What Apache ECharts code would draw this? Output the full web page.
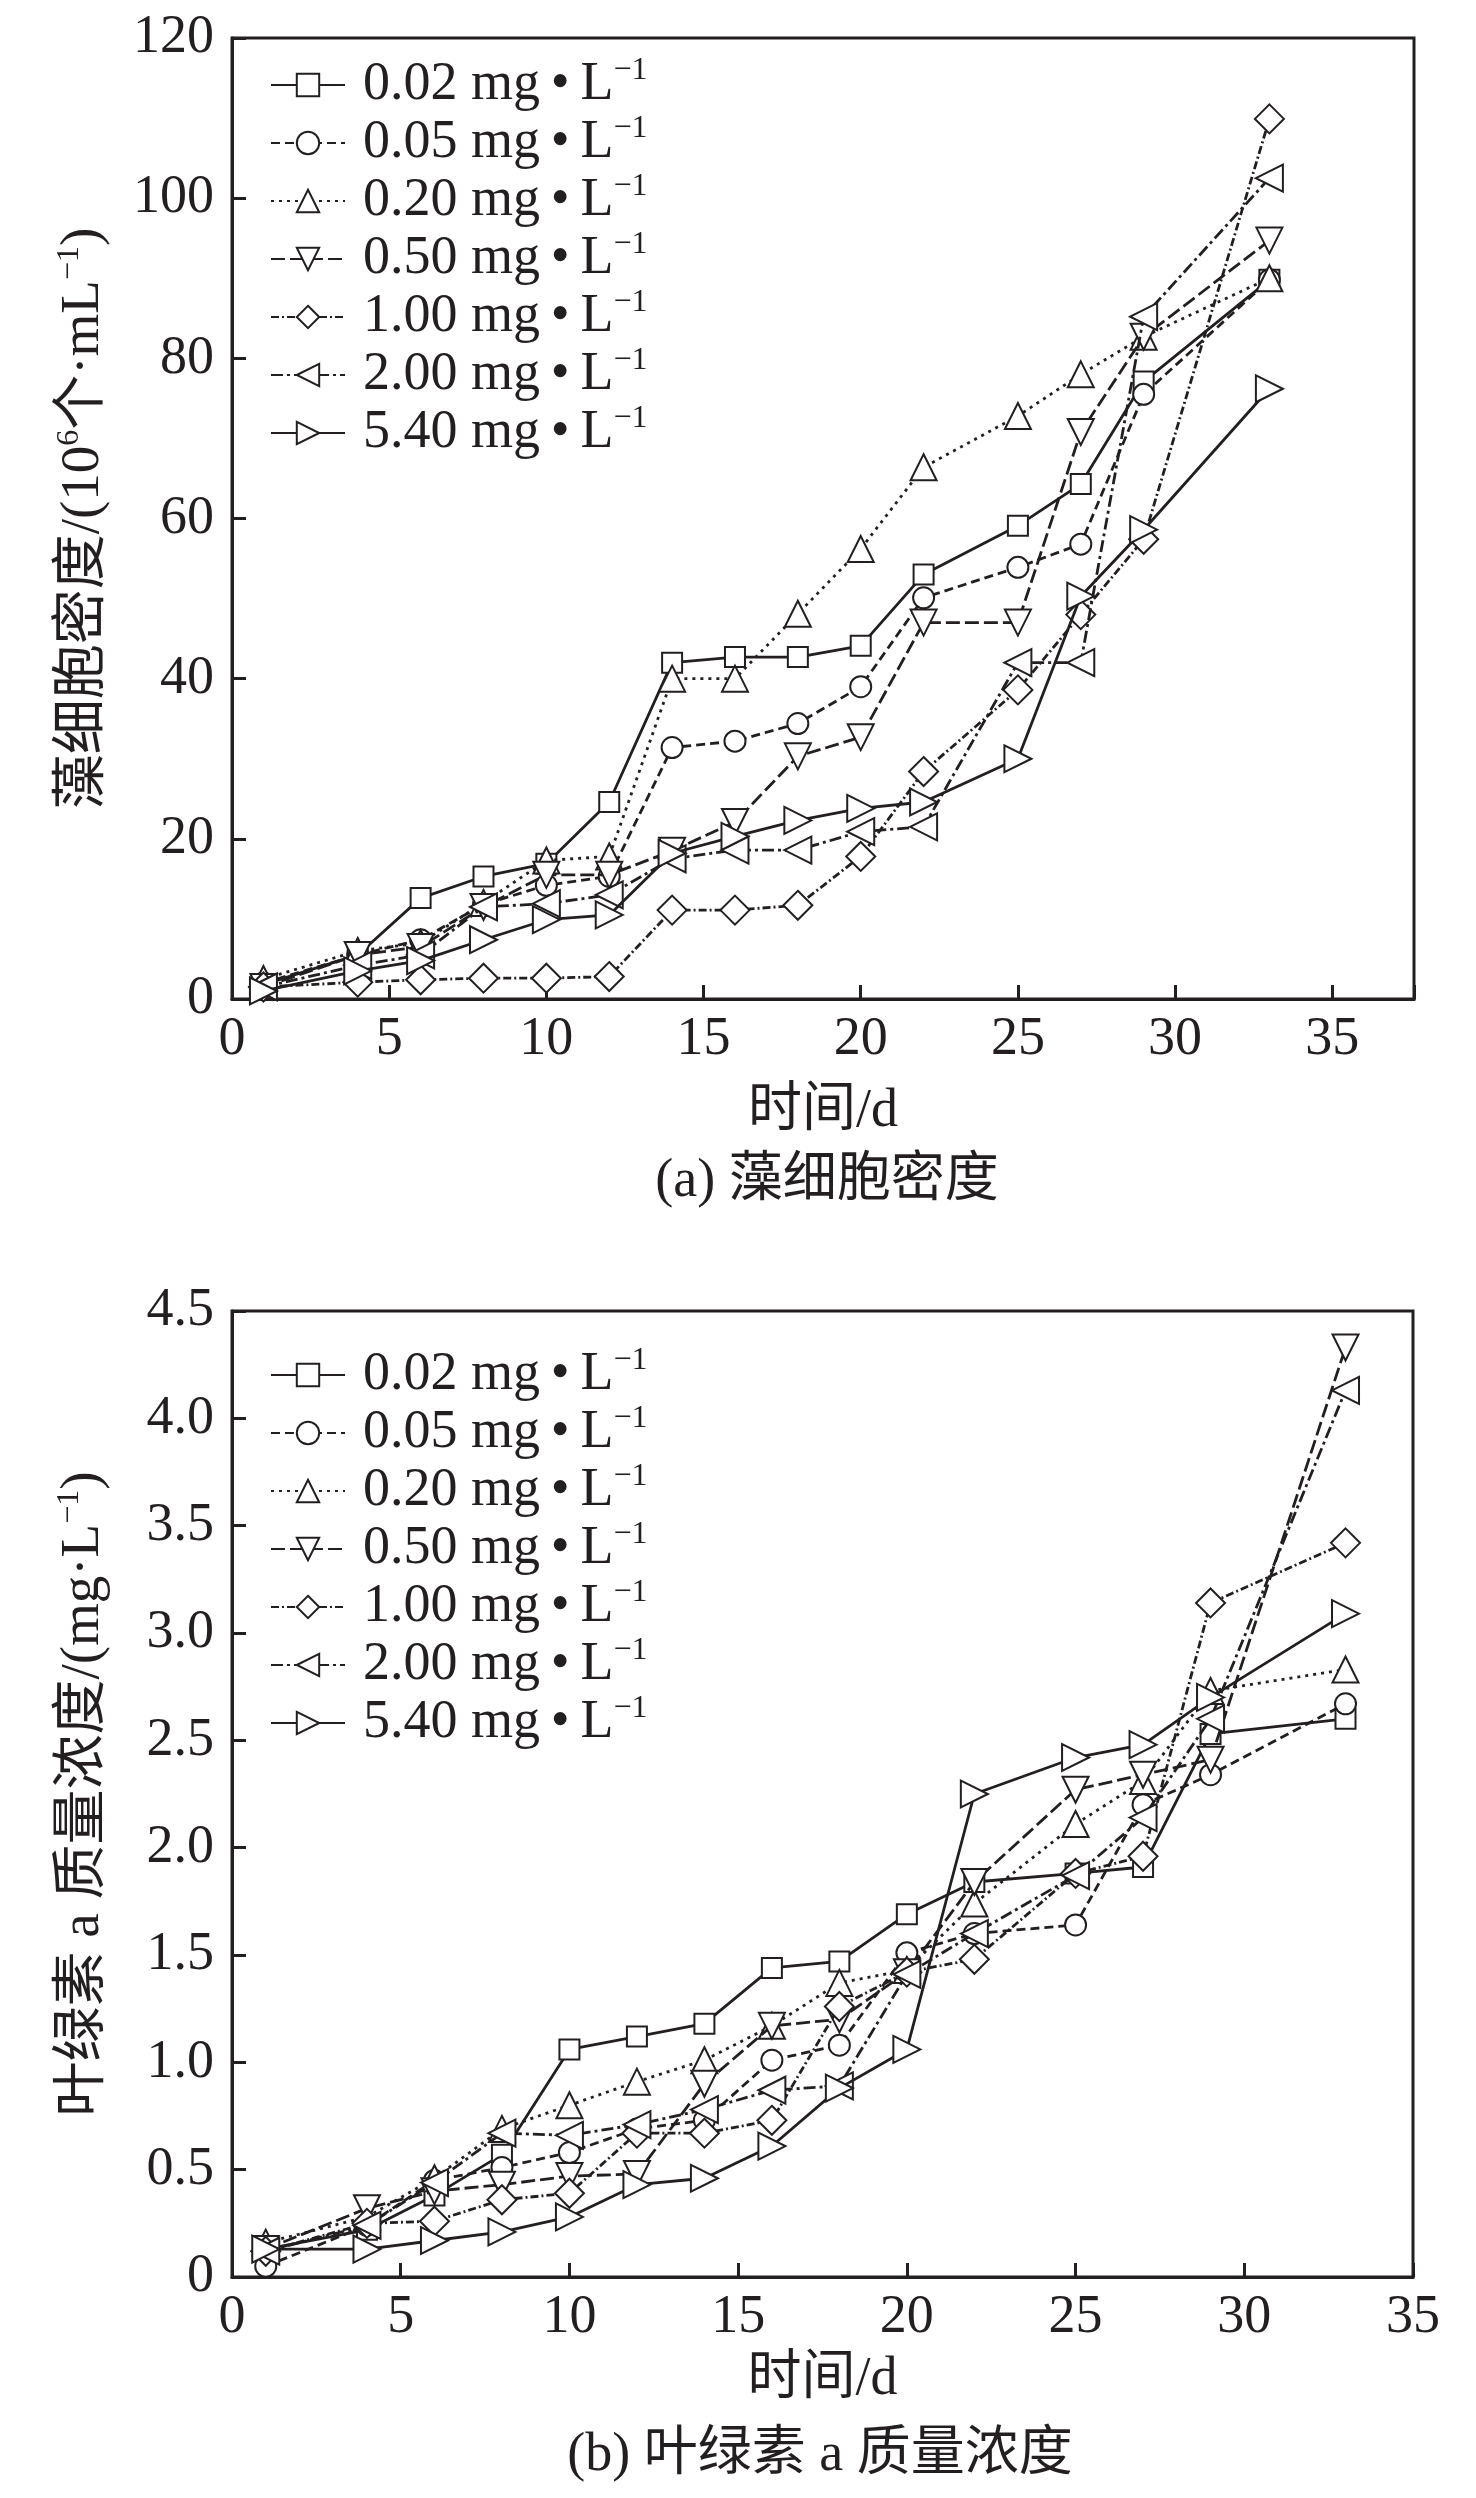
<!DOCTYPE html>
<html>
<head>
<meta charset="utf-8">
<title>藻细胞密度与叶绿素a</title>
<script src="https://cdn.jsdelivr.net/npm/echarts@6/dist/echarts.min.js"></script>
<style>
    body { margin: 0; background: #fff; }
    #chartA { width: 1476px; height: 1250px; }
    #chartB { width: 1476px; height: 1248px; }
</style>
</head>
<body>
<div id="chartA"></div>
<div id="chartB"></div>
<script>
//取样时间/d
var days = [1, 4, 6, 8, 10, 12, 14, 16, 18, 20, 22, 25, 27, 29, 33];
//浓度分组 mg·L-1
var groups = ['0.02', '0.05', '0.20', '0.50', '1.00', '2.00', '5.40'];

//(a) 藻细胞密度 /(10^6个·mL^-1)
var density002 = [1.8, 5.5, 12.6, 15.3, 16.9, 24.6, 42.0, 42.7, 42.7, 44.1, 53.0, 59.1, 64.3, 77.1, 89.8];
var density005 = [2.0, 5.5, 7.4, 11.8, 14.2, 15.3, 31.4, 32.2, 34.4, 39.0, 50.1, 53.9, 56.8, 75.5, 89.8];
var density020 = [2.5, 6.0, 7.0, 12.0, 17.3, 17.8, 40.0, 40.0, 48.1, 56.2, 66.4, 72.8, 78.0, 82.7, 90.0];
var density050 = [1.5, 5.5, 6.5, 11.5, 15.5, 15.5, 18.5, 22.1, 30.3, 32.7, 47.0, 47.0, 70.8, 82.7, 94.7];
var density100 = [1.5, 2.1, 2.4, 2.6, 2.6, 2.8, 11.1, 11.1, 11.7, 17.8, 28.4, 38.6, 48.0, 57.4, 109.9];
var density200 = [1.5, 4.2, 5.5, 11.5, 11.9, 13.0, 17.5, 18.6, 18.6, 20.9, 21.5, 42.0, 42.0, 85.2, 102.5];
var density540 = [1.0, 3.5, 4.8, 7.4, 9.9, 10.5, 18.2, 20.3, 22.3, 23.8, 24.6, 30.0, 50.3, 58.6, 76.2];

//(b) 叶绿素a质量浓度 /(mg·L^-1)
var chla002 = [0.13, 0.22, 0.38, 0.57, 1.06, 1.12, 1.18, 1.44, 1.47, 1.69, 1.84, 1.88, 1.91, 2.53, 2.60];
var chla005 = [0.05, 0.24, 0.45, 0.51, 0.58, 0.69, 0.73, 1.01, 1.08, 1.51, 1.60, 1.64, 2.20, 2.34, 2.67];
var chla020 = [0.16, 0.28, 0.46, 0.69, 0.80, 0.91, 1.01, 1.17, 1.37, 1.43, 1.74, 2.11, 2.31, 2.73, 2.83];
var chla050 = [0.13, 0.32, 0.40, 0.43, 0.47, 0.48, 0.90, 1.17, 1.20, 1.42, 1.84, 2.27, 2.34, 2.41, 4.33];
var chla100 = [0.12, 0.25, 0.26, 0.36, 0.39, 0.67, 0.67, 0.73, 1.26, 1.42, 1.48, 1.88, 1.96, 3.14, 3.42];
var chla200 = [0.12, 0.24, 0.44, 0.67, 0.66, 0.71, 0.78, 0.87, 0.89, 1.41, 1.60, 1.87, 2.14, 2.60, 4.13];
var chla540 = [0.13, 0.13, 0.17, 0.21, 0.28, 0.43, 0.46, 0.61, 0.88, 1.06, 2.25, 2.42, 2.48, 2.70, 3.09];

//刻度
var xTicks = [0, 5, 10, 15, 20, 25, 30, 35];
var yTicksA = [0, 20, 40, 60, 80, 100, 120];
var yTicksB = [0, 0.5, 1.0, 1.5, 2.0, 2.5, 3.0, 3.5, 4.0, 4.5];

var densityData = [density002, density005, density020, density050, density100, density200, density540];
var chlaData = [chla002, chla005, chla020, chla050, chla100, chla200, chla540];

var ink = '#231f20';
var serif = '"Liberation Serif", "Noto Sans CJK SC", serif';

//每条线的标记和线型
var lineLooks = [
    { symbol: 'emptyRect', size: 20, rotate: 0, dash: 'solid' },
    { symbol: 'emptyCircle', size: 21, rotate: 0, dash: [9, 5] },
    { symbol: 'emptyTriangle', size: 26, rotate: 0, dash: [3, 5] },
    { symbol: 'emptyTriangle', size: 26, rotate: 180, dash: [14, 5] },
    { symbol: 'emptyDiamond', size: 29, rotate: 0, dash: [8, 3, 2, 3] },
    { symbol: 'emptyTriangle', size: 27, rotate: 90, dash: [12, 4, 3, 4] },
    { symbol: 'emptyTriangle', size: 27, rotate: -90, dash: 'solid' }
];

var supRich = {
    n: { fontSize: 54, fontFamily: serif, color: ink, lineHeight: 60, padding: [0, 0, 0, 13] },
    a: { fontSize: 55, fontFamily: serif, color: ink, lineHeight: 60 },
    s: { fontSize: 32, fontFamily: serif, color: ink, lineHeight: 32, verticalAlign: 'top' }
};

var MyCharts = {
    //组装一张图的option
    Build: function (cfg) {
        var series = [];
        for (var i = 0; i < groups.length; i++) {
            var pts = [];
            for (var k = 0; k < days.length; k++) {
                pts.push([days[k], cfg.values[i][k]]);
            }
            series.push({
                name: groups[i],
                type: 'line',
                data: pts,
                symbol: lineLooks[i].symbol,
                symbolSize: lineLooks[i].size,
                symbolRotate: lineLooks[i].rotate,
                lineStyle: { color: ink, width: 2.8, type: lineLooks[i].dash },
                itemStyle: { color: ink, borderColor: ink, borderWidth: 3 },
                emphasis: { disabled: true },
                z: 3 + i
            });
        }
        var yt = cfg.yTicks;
        return {
            animation: false,
            backgroundColor: '#fff',
            grid: {
                left: 232, top: cfg.gridTop, width: cfg.gridWidth, height: cfg.gridHeight,
                show: true, borderColor: ink, borderWidth: 3
            },
            legend: {
                orient: 'vertical',
                left: 265,
                top: cfg.legendTop,
                itemWidth: 74,
                itemHeight: 28,
                itemGap: 1,
                selectedMode: false,
                data: groups,
                formatter: function (name) {
                    return '{n|' + name + ' mg\u2009\u2022\u2009L}{s|\u22121}';
                },
                textStyle: { rich: supRich }
            },
            xAxis: {
                type: 'value',
                min: xTicks[0],
                max: cfg.xMax,
                interval: xTicks[1] - xTicks[0],
                name: '时间/d',
                nameLocation: 'middle',
                nameGap: cfg.xNameGap,
                nameTextStyle: { fontSize: 54, fontFamily: serif, color: ink },
                axisLine: { show: true, onZero: false, lineStyle: { color: ink, width: 3 } },
                axisTick: { show: true, inside: true, length: 14, lineStyle: { color: ink, width: 3 } },
                axisLabel: {
                    margin: 14, fontSize: 54, fontFamily: serif, color: ink,
                    formatter: function (v) { return xTicks.indexOf(v) >= 0 ? String(v) : ''; }
                },
                splitLine: { show: false }
            },
            yAxis: {
                type: 'value',
                min: yt[0],
                max: yt[yt.length - 1],
                interval: yt[1] - yt[0],
                name: cfg.yName,
                nameLocation: 'middle',
                nameRotate: 90,
                nameGap: 118,
                nameTextStyle: { rich: supRich },
                axisLine: { show: true, lineStyle: { color: ink, width: 3 } },
                axisTick: { show: true, inside: true, length: 14, lineStyle: { color: ink, width: 3 } },
                axisLabel: {
                    margin: 18, fontSize: 54, fontFamily: serif, color: ink,
                    formatter: cfg.yFormat
                },
                splitLine: { show: false }
            },
            graphic: [{
                type: 'text',
                x: cfg.captionX,
                y: cfg.captionY,
                style: {
                    text: cfg.caption, fontSize: 54, fontFamily: serif, fill: ink,
                    align: 'center', verticalAlign: 'middle'
                }
            }],
            series: series
        };
    }
};

var chartA = echarts.init(document.getElementById('chartA'));
chartA.setOption(MyCharts.Build({
    values: densityData,
    yTicks: yTicksA,
    xMax: 37.6,
    gridTop: 38, gridWidth: 1182, gridHeight: 961,
    legendTop: 50,
    xNameGap: 86,
    yName: '{a|藻细胞密度/(10}{s|6}{a|个·mL}{s|\u22121}{a|)}',
    yFormat: function (v) { return String(v); },
    caption: '(a) 藻细胞密度',
    captionX: 827, captionY: 1182
}));

var chartB = echarts.init(document.getElementById('chartB'));
chartB.setOption(MyCharts.Build({
    values: chlaData,
    yTicks: yTicksB,
    xMax: xTicks[xTicks.length - 1],
    gridTop: 61, gridWidth: 1181, gridHeight: 966,
    legendTop: 90,
    xNameGap: 76,
    yName: '{a|叶绿素 a 质量浓度/(mg·L}{s|\u22121}{a|)}',
    yFormat: function (v) { return v === 0 ? '0' : v.toFixed(1); },
    caption: '(b) 叶绿素 a 质量浓度',
    captionX: 820, captionY: 1206
}));
</script>
</body>
</html>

━━━━

- [What the task asks]:
Copy exactly the lines running from the beginning of the listing through the line that has "['0.02', '0.05', '0.20', '0.50', '1.00', '2.00', '5.40'];". Drop the pictures.

- [Reply to the exercise]:
What Apache ECharts code would draw this? Output the full web page.
<!DOCTYPE html>
<html>
<head>
<meta charset="utf-8">
<title>藻细胞密度与叶绿素a</title>
<script src="https://cdn.jsdelivr.net/npm/echarts@6/dist/echarts.min.js"></script>
<style>
    body { margin: 0; background: #fff; }
    #chartA { width: 1476px; height: 1250px; }
    #chartB { width: 1476px; height: 1248px; }
</style>
</head>
<body>
<div id="chartA"></div>
<div id="chartB"></div>
<script>
//取样时间/d
var days = [1, 4, 6, 8, 10, 12, 14, 16, 18, 20, 22, 25, 27, 29, 33];
//浓度分组 mg·L-1
var groups = ['0.02', '0.05', '0.20', '0.50', '1.00', '2.00', '5.40'];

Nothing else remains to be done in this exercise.